If i define generic biomass material having granular properties, the granular material on entering the system is devolatilized according to reaction given below

biomass (granular)==> char + volatiles (co+co2+h2...)+steam+ash (A)

if i am not wrong to understand, you were talking about stoichiometry of volatiles which i can compute through an empirical model.

the issue at hand is modeling this reaction A in the fluent, since there is no option for reaction of generic granular particle, unless chemical composition is specified.

what i just did is that I got empirical formula (which is not an appropriate alternative of molecular formula, and i don't know the molecular mass) of biomass from elemental analysis and inserted the chemical formula in create/edit materials. in this way i can model the reaction A (fig attached). please shed light on this if it is the right approach

Sorry for inconvenience

thanks alot

Hello Muhammed,

I start to get the complete picture of your problem, and I have to admit that I never tried to model anything like this. As far as I know, there is no option to define two different mixtures for the granular and gaseous phase in Fluent, and you are correct that you cannot define chemical reactions for the granular phase, unless it is a species mixture. Plus in your case both subtrates and products could be granular in nature (biomass, ash, and char).

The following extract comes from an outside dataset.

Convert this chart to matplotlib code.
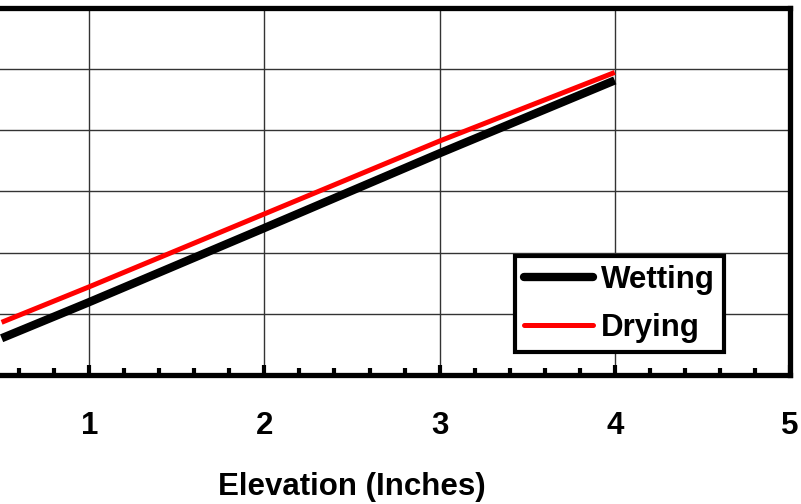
import matplotlib.pyplot as plt
import numpy as np

plt.rcParams['font.family'] = ['Liberation Sans', 'DejaVu Sans']

# values (y axis labels are cropped away in the reference)
elevation = [0.5, 1, 2, 3, 4]
wetting = [0.60, 1.19, 2.40, 3.62, 4.81]
drying = [0.86, 1.44, 2.63, 3.82, 4.94]
xticks = [1, 2, 3, 4, 5]
yticks = [1, 2, 3, 4, 5]

fig = plt.figure(figsize=(8.01, 5.04), dpi=100)
# the reference is a crop: the axes starts left of the visible image
ax = fig.add_axes([-86 / 801, 129 / 504, 876 / 801, 367.5 / 504])

ax.plot(elevation, wetting, color='black', lw=6, solid_capstyle='butt', label='Wetting')
ax.plot(elevation, drying, color='red', lw=3.6, solid_capstyle='butt', label='Drying')

ax.set_xlim(0, 5.0)
ax.set_ylim(0, 6)
ax.set_xticks(xticks)
ax.set_xticks(np.arange(0.2, 5.0, 0.2), minor=True)
ax.set_yticks(yticks)
ax.set_xticklabels([str(t) for t in xticks], fontsize=22.5, fontweight='bold')
ax.set_yticklabels([])
ax.tick_params(axis='x', which='major', direction='in', length=7, width=3, pad=26)
ax.tick_params(axis='x', which='minor', direction='in', length=5, width=3)
ax.tick_params(axis='y', length=0)
ax.grid(True, which='major', color='#333333', lw=1)
ax.set_axisbelow(True)

for side in ['top', 'bottom', 'right']:
    ax.spines[side].set_linewidth(3.8)
ax.spines['left'].set_visible(False)

ax.set_xlabel('Elevation (Inches)', fontsize=22.5, fontweight='bold', labelpad=22)

leg = ax.legend(loc='lower left', bbox_to_anchor=(601 / 876, 0.0626), fancybox=False,
                framealpha=1, edgecolor='black', prop={'size': 22.5, 'weight': 'bold'},
                handlelength=2.2, handletextpad=0.25, borderpad=0.3, labelspacing=0.55,
                borderaxespad=0)
leg.get_frame().set_linewidth(3)
for h in leg.get_lines():
    h.set_solid_capstyle('round')

fig.savefig('out.png', dpi=100)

One possibilty could be user-defined mass sources for the biomass (more specifically a mass sink in your case) and for the products using UDF's. Given that the reaction is 1st order and the reaction rate is known, the code for the species mass fraction of a specific compound (e.g. CO2) could look something like this:

#include "udf.h"

#define Rmax 0.01 /*maximum reaction rate (1/s)*/

/*c = cell index, t = thread pointer, dS = derivative of source (not needed in this case), eqn = equation number*/

DEFINE_SOURCE(VGCsource,c,t,dS,eqn)

{

real VG;

VGC = C_YI(c,t,0) * C_R(c,t); /*Conc. of volatile species in mixture*/

return = -Rmax*VGC; /*Source term*/

}

Then you would need the DEFINE_MASS_TRANSFER macro to account for the "mass loss" of the solid/granular substrate phase. This is explained on pages 169ff in the UDF manual (v17.0).

I don't know if you have to consider the subthreats here because you work with two Euler phases. Again, these are just some "half-baked" thoughts - I don't have any experiences with this, but it might help you to further develop your model. Since this is a very specific problem, you might get help also in a pure CFD forum, like www.CFD-online.com.

Good luck.

Best,

Stephan

Thanks a lot Stephan, your analysis was very insightful and really helped me. I have got some rough idea on implementing the model, thanks to your guidance.

I will look into UDF manual and literature to implement it.

Best Regards

Thanks, Uzair and Stephan, this discussion is currently helping in understanding computational biomass pyrolysis.